Drop in Buckets Starts Downtown Recycling | News | Pittsburgh | Pittsburgh City Paper

Drop in Buckets Starts Downtown Recycling

Sipping from a bottle of soda as he crossed Sixth Street at Grant past the USX Plaza, Lance Letterio pitched the empty bottle into the recycling slot of the receptacle recently installed on Grant Street, between Sixth and Strawberry Way.

A dutiful recycler at his North Fayette home, Letterio says he would've dropped the bottle into a trashcan as usual if he hadn't discovered the new bin.

"The more convenient it is," Letterio says, "the more people will use it."
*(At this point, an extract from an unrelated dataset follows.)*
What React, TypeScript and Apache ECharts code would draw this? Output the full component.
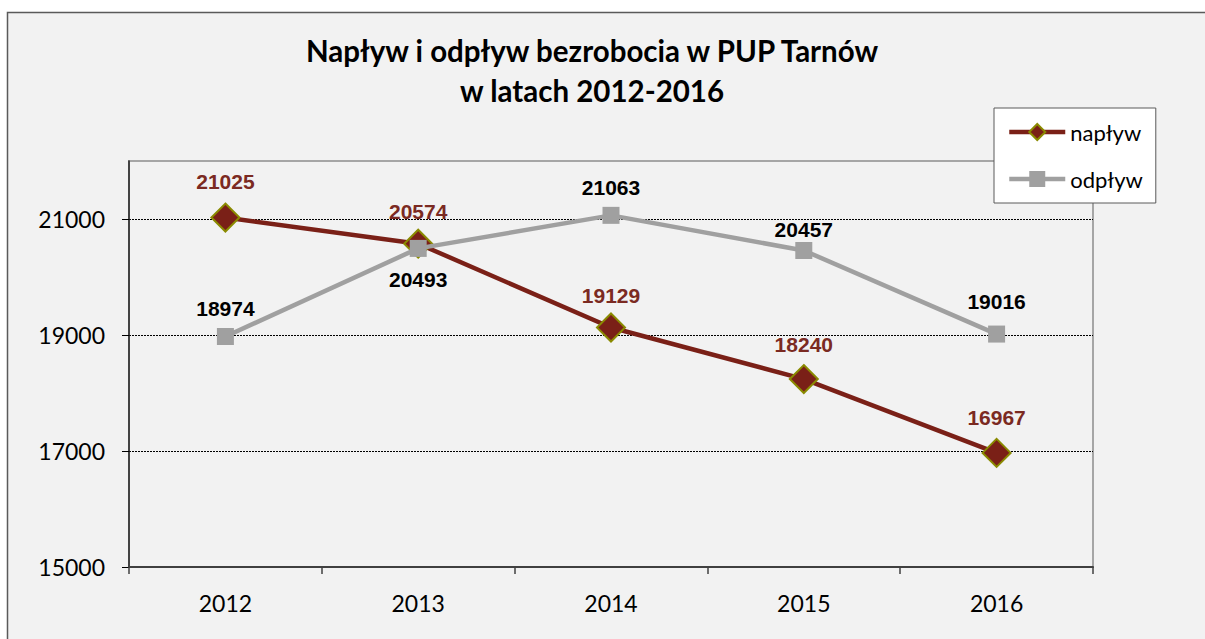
import React, { useEffect, useRef } from "react";
import * as echarts from "echarts";

const years = ["2012", "2013", "2014", "2015", "2016"];
const naplyw = [21025, 20574, 19129, 18240, 16967];
const odplyw = [18974, 20493, 21063, 20457, 19016];
const yTickValues = [15000, 17000, 19000, 21000];

// label placement per point (style config, not data)
const naplywLabelDist = [11, 7, 7, 9, 10];
const odplywLabelPos = ["top", "bottom", "top", "top", "top"];
const odplywLabelDist = [9, 12, 9, 2, 14];

const RED = "#7a2017";
const GRAY = "#a0a0a0";
const FONT = "Lato, 'Open Sans', sans-serif";

export default function App() {
  const ref = useRef<HTMLDivElement>(null);
  useEffect(() => {
    if (!ref.current) return;
    const chart = echarts.init(ref.current, undefined, { renderer: "svg" });
    chart.setOption({
      animation: false,
      backgroundColor: "#ffffff",
      graphic: [
        {
          type: "rect",
          z: -10,
          silent: true,
          shape: { x: 7.5, y: 12.5, width: 1260, height: 700 },
          style: { fill: "#f2f2f2", stroke: "#5a5a5a", lineWidth: 1.5 },
        },
      ],
      title: {
        text: "Napływ i odpływ bezrobocia w PUP Tarnów\nw latach 2012-2016",
        left: 587,
        top: 25,
        textAlign: "center",
        textStyle: {
          fontFamily: FONT,
          fontWeight: "bold",
          fontSize: 29.5,
          lineHeight: 40,
          color: "#000",
        },
      },
      legend: {
        left: 994,
        top: 108,
        orient: "vertical",
        backgroundColor: "#ffffff",
        borderColor: "#5a5a5a",
        borderWidth: 1,
        padding: [13, 13, 13, 13],
        itemWidth: 56,
        itemHeight: 20,
        itemGap: 25,
        lineStyle: { width: 4.5 },
        textStyle: { fontFamily: FONT, fontSize: 22, color: "#000" },
        data: ["napływ", "odpływ"],
      },
      grid: {
        left: 129,
        right: 112,
        top: 161,
        bottom: 72,
        show: true,
        borderColor: "#a6a6a6",
        borderWidth: 2,
        backgroundColor: "transparent",
      },
      xAxis: {
        type: "category",
        data: years,
        boundaryGap: true,
        axisLine: { show: true, lineStyle: { color: "#404040", width: 2 } },
        axisTick: { show: true, length: 7, lineStyle: { color: "#404040", width: 1.5 } },
        axisLabel: { fontFamily: FONT, fontSize: 23, color: "#000", margin: 24 },
        splitLine: { show: false },
      },
      yAxis: {
        type: "value",
        min: 15000,
        max: 22000,
        axisLine: { show: true, lineStyle: { color: "#222", width: 1.5 } },
        axisTick: {
          show: true,
          length: 7,
          customValues: yTickValues,
          lineStyle: { color: "#000", width: 1 },
        },
        axisLabel: {
          customValues: yTickValues,
          formatter: (v: number) => String(v),
          fontFamily: FONT,
          fontSize: 23,
          color: "#000",
          margin: 24,
        },
        splitLine: {
          show: true,
          lineStyle: { color: "#000", width: 1, type: [2, 1] },
        },
      },
      series: [
        {
          name: "napływ",
          type: "line",
          data: naplyw.map((v, i) => ({
            value: v,
            label: { distance: naplywLabelDist[i] },
          })),
          lineStyle: { color: RED, width: 4.5 },
          itemStyle: { color: RED, borderColor: "#8a8a00", borderWidth: 2 },
          symbol: "diamond",
          symbolSize: 28,
          z: 3,
          label: {
            show: true,
            position: "top",
            fontFamily: "'Liberation Sans', Arial, sans-serif",
            fontWeight: "bold",
            fontSize: 21,
            color: "#7b2a22",
          },
        },
        {
          name: "odpływ",
          type: "line",
          data: odplyw.map((v, i) => ({
            value: v,
            label: { position: odplywLabelPos[i], distance: odplywLabelDist[i] },
          })),
          lineStyle: { color: GRAY, width: 4.5 },
          itemStyle: { color: GRAY },
          symbol: "rect",
          symbolSize: 17,
          z: 4,
          label: {
            show: true,
            position: "top",
            fontFamily: "'Liberation Sans', Arial, sans-serif",
            fontWeight: "bold",
            fontSize: 21,
            color: "#000",
          },
        },
      ],
    });
    return () => chart.dispose();
  }, []);
  return (
    <div
      ref={ref}
      style={{ position: "absolute", left: 0, top: 0, width: 1205, height: 639 }}
    />
  );
}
In the first week of December, the recycling division of the city's Department of Public Works planted three such metal receptacles at some of the busiest spots Downtown to collect aluminum cans and plastics bottles. Ramping up the tonnage of recyclables collected -- namely newspaper, office-grade paper, plastics and aluminum -- has been one of the goals of the city's "Redd Up" campaign. While most people habitually recycle at home (the DPW reports residential compliance rates nearing 80 percent), recycling in the Downtown business district has been dismal. A survey conducted by the city last September of recycling by Downtown merchants showed that only a handful comply with the city's recycling ordinance. And office workers and other Downtown denizens felt they had no choice while outside but to dispose of bottles and cans except as trash.

"We're trying to change the attitude," says Phyllis Gibson, the city's recycling coordinator.

Standing more than four feet tall, the newly installed green receptacles -- fitted with a left slot for recyclables and a right for trash -- are also now in Market Square and the Wood Street T station. The city plans to place nine more in other spots in the coming weeks. DPW staff will monitor the volume of recyclables collected at each site for three to six months to determine the effectiveness of both the locations and different types of containers.

Gibson hopes that, once more receptacles become available and noticeable, pedestrians will start using them.

"You just have to make it convenient for people," she says, "and raise their consciousness level."